Task to carry out - Set down each line of the material that follows, exactly, with no pictures.

-- Begin --

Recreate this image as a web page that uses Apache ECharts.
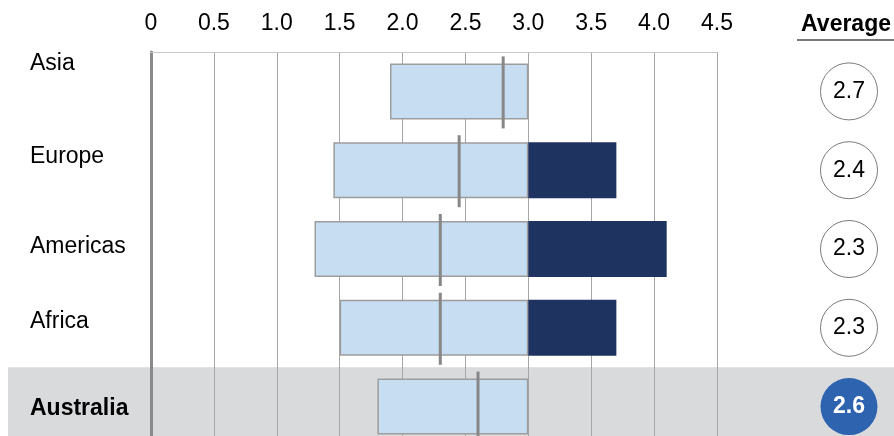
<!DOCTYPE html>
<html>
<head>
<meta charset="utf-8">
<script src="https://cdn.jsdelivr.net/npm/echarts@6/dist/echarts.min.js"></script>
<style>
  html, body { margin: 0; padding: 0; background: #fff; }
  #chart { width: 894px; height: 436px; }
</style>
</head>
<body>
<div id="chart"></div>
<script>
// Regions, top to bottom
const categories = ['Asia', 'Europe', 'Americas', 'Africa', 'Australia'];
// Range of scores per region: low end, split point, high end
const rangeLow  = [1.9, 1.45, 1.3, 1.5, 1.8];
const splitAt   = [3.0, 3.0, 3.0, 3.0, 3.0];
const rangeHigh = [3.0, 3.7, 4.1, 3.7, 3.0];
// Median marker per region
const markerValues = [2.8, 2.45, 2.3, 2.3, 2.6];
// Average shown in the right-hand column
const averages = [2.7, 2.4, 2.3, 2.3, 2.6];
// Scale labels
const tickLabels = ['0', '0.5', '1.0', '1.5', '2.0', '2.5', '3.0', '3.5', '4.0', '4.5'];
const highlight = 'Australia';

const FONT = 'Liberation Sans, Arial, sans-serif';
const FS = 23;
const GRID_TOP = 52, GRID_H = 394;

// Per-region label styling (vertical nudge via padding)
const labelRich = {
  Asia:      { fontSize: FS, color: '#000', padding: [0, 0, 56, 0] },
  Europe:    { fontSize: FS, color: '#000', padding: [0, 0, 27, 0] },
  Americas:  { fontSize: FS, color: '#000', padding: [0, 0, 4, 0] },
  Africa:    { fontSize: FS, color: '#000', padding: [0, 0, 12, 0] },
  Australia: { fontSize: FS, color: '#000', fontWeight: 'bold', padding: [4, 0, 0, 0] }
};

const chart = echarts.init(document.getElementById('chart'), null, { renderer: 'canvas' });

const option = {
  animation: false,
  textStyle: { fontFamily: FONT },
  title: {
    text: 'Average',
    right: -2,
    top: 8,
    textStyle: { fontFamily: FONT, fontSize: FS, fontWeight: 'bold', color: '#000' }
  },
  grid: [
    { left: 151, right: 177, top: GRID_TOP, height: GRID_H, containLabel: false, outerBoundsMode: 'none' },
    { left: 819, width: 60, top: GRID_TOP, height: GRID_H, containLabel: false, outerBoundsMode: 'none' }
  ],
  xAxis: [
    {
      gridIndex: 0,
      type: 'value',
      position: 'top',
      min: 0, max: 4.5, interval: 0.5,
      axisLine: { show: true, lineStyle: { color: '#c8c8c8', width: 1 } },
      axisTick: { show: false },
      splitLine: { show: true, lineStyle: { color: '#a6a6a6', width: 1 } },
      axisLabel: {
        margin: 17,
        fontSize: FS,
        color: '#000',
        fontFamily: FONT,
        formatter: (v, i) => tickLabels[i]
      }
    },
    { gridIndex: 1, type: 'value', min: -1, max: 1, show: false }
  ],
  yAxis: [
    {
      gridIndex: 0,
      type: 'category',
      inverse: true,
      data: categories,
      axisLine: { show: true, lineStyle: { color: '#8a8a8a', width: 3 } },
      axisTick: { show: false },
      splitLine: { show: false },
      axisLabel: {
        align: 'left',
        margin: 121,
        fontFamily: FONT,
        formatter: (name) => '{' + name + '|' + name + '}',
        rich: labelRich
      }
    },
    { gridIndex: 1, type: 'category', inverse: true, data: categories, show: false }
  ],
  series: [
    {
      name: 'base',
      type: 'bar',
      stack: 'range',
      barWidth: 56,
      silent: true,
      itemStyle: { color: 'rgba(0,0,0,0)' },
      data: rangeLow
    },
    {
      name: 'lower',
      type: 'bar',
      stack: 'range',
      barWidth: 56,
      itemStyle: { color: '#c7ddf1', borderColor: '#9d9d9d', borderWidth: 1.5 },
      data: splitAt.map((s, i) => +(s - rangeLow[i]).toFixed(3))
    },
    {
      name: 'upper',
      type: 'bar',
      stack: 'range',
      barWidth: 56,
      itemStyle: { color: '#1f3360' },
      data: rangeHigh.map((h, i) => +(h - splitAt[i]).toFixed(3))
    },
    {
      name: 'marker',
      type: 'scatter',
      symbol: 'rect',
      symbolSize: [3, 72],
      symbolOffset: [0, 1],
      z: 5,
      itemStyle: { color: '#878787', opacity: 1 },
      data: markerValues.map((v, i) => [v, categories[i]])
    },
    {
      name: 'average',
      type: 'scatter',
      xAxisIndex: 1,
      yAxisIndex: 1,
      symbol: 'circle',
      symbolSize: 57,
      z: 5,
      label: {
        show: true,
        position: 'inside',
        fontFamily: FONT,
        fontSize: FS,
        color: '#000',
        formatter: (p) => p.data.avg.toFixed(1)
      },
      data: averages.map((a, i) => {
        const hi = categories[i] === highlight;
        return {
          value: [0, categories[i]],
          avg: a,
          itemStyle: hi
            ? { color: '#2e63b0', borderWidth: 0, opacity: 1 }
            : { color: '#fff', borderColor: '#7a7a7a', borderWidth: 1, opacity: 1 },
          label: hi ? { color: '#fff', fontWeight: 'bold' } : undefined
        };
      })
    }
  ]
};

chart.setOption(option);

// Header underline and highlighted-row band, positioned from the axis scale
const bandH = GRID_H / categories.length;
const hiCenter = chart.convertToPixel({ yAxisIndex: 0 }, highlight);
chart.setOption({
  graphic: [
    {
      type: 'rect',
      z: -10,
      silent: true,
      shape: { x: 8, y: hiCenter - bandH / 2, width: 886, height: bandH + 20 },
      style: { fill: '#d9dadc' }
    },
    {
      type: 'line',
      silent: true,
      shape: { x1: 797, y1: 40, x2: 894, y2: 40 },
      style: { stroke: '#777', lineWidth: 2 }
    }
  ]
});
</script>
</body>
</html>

-- End --

Problem solution -
Recreate this image as a web page that uses Apache ECharts.
<!DOCTYPE html>
<html>
<head>
<meta charset="utf-8">
<script src="https://cdn.jsdelivr.net/npm/echarts@6/dist/echarts.min.js"></script>
<style>
  html, body { margin: 0; padding: 0; background: #fff; }
  #chart { width: 894px; height: 436px; }
</style>
</head>
<body>
<div id="chart"></div>
<script>
// Regions, top to bottom
const categories = ['Asia', 'Europe', 'Americas', 'Africa', 'Australia'];
// Range of scores per region: low end, split point, high end
const rangeLow  = [1.9, 1.45, 1.3, 1.5, 1.8];
const splitAt   = [3.0, 3.0, 3.0, 3.0, 3.0];
const rangeHigh = [3.0, 3.7, 4.1, 3.7, 3.0];
// Median marker per region
const markerValues = [2.8, 2.45, 2.3, 2.3, 2.6];
// Average shown in the right-hand column
const averages = [2.7, 2.4, 2.3, 2.3, 2.6];
// Scale labels
const tickLabels = ['0', '0.5', '1.0', '1.5', '2.0', '2.5', '3.0', '3.5', '4.0', '4.5'];
const highlight = 'Australia';

const FONT = 'Liberation Sans, Arial, sans-serif';
const FS = 23;
const GRID_TOP = 52, GRID_H = 394;

// Per-region label styling (vertical nudge via padding)
const labelRich = {
  Asia:      { fontSize: FS, color: '#000', padding: [0, 0, 56, 0] },
  Europe:    { fontSize: FS, color: '#000', padding: [0, 0, 27, 0] },
  Americas:  { fontSize: FS, color: '#000', padding: [0, 0, 4, 0] },
  Africa:    { fontSize: FS, color: '#000', padding: [0, 0, 12, 0] },
  Australia: { fontSize: FS, color: '#000', fontWeight: 'bold', padding: [4, 0, 0, 0] }
};

const chart = echarts.init(document.getElementById('chart'), null, { renderer: 'canvas' });

const option = {
  animation: false,
  textStyle: { fontFamily: FONT },
  title: {
    text: 'Average',
    right: -2,
    top: 8,
    textStyle: { fontFamily: FONT, fontSize: FS, fontWeight: 'bold', color: '#000' }
  },
  grid: [
    { left: 151, right: 177, top: GRID_TOP, height: GRID_H, containLabel: false, outerBoundsMode: 'none' },
    { left: 819, width: 60, top: GRID_TOP, height: GRID_H, containLabel: false, outerBoundsMode: 'none' }
  ],
  xAxis: [
    {
      gridIndex: 0,
      type: 'value',
      position: 'top',
      min: 0, max: 4.5, interval: 0.5,
      axisLine: { show: true, lineStyle: { color: '#c8c8c8', width: 1 } },
      axisTick: { show: false },
      splitLine: { show: true, lineStyle: { color: '#a6a6a6', width: 1 } },
      axisLabel: {
        margin: 17,
        fontSize: FS,
        color: '#000',
        fontFamily: FONT,
        formatter: (v, i) => tickLabels[i]
      }
    },
    { gridIndex: 1, type: 'value', min: -1, max: 1, show: false }
  ],
  yAxis: [
    {
      gridIndex: 0,
      type: 'category',
      inverse: true,
      data: categories,
      axisLine: { show: true, lineStyle: { color: '#8a8a8a', width: 3 } },
      axisTick: { show: false },
      splitLine: { show: false },
      axisLabel: {
        align: 'left',
        margin: 121,
        fontFamily: FONT,
        formatter: (name) => '{' + name + '|' + name + '}',
        rich: labelRich
      }
    },
    { gridIndex: 1, type: 'category', inverse: true, data: categories, show: false }
  ],
  series: [
    {
      name: 'base',
      type: 'bar',
      stack: 'range',
      barWidth: 56,
      silent: true,
      itemStyle: { color: 'rgba(0,0,0,0)' },
      data: rangeLow
    },
    {
      name: 'lower',
      type: 'bar',
      stack: 'range',
      barWidth: 56,
      itemStyle: { color: '#c7ddf1', borderColor: '#9d9d9d', borderWidth: 1.5 },
      data: splitAt.map((s, i) => +(s - rangeLow[i]).toFixed(3))
    },
    {
      name: 'upper',
      type: 'bar',
      stack: 'range',
      barWidth: 56,
      itemStyle: { color: '#1f3360' },
      data: rangeHigh.map((h, i) => +(h - splitAt[i]).toFixed(3))
    },
    {
      name: 'marker',
      type: 'scatter',
      symbol: 'rect',
      symbolSize: [3, 72],
      symbolOffset: [0, 1],
      z: 5,
      itemStyle: { color: '#878787', opacity: 1 },
      data: markerValues.map((v, i) => [v, categories[i]])
    },
    {
      name: 'average',
      type: 'scatter',
      xAxisIndex: 1,
      yAxisIndex: 1,
      symbol: 'circle',
      symbolSize: 57,
      z: 5,
      label: {
        show: true,
        position: 'inside',
        fontFamily: FONT,
        fontSize: FS,
        color: '#000',
        formatter: (p) => p.data.avg.toFixed(1)
      },
      data: averages.map((a, i) => {
        const hi = categories[i] === highlight;
        return {
          value: [0, categories[i]],
          avg: a,
          itemStyle: hi
            ? { color: '#2e63b0', borderWidth: 0, opacity: 1 }
            : { color: '#fff', borderColor: '#7a7a7a', borderWidth: 1, opacity: 1 },
          label: hi ? { color: '#fff', fontWeight: 'bold' } : undefined
        };
      })
    }
  ]
};

chart.setOption(option);

// Header underline and highlighted-row band, positioned from the axis scale
const bandH = GRID_H / categories.length;
const hiCenter = chart.convertToPixel({ yAxisIndex: 0 }, highlight);
chart.setOption({
  graphic: [
    {
      type: 'rect',
      z: -10,
      silent: true,
      shape: { x: 8, y: hiCenter - bandH / 2, width: 886, height: bandH + 20 },
      style: { fill: '#d9dadc' }
    },
    {
      type: 'line',
      silent: true,
      shape: { x1: 797, y1: 40, x2: 894, y2: 40 },
      style: { stroke: '#777', lineWidth: 2 }
    }
  ]
});
</script>
</body>
</html>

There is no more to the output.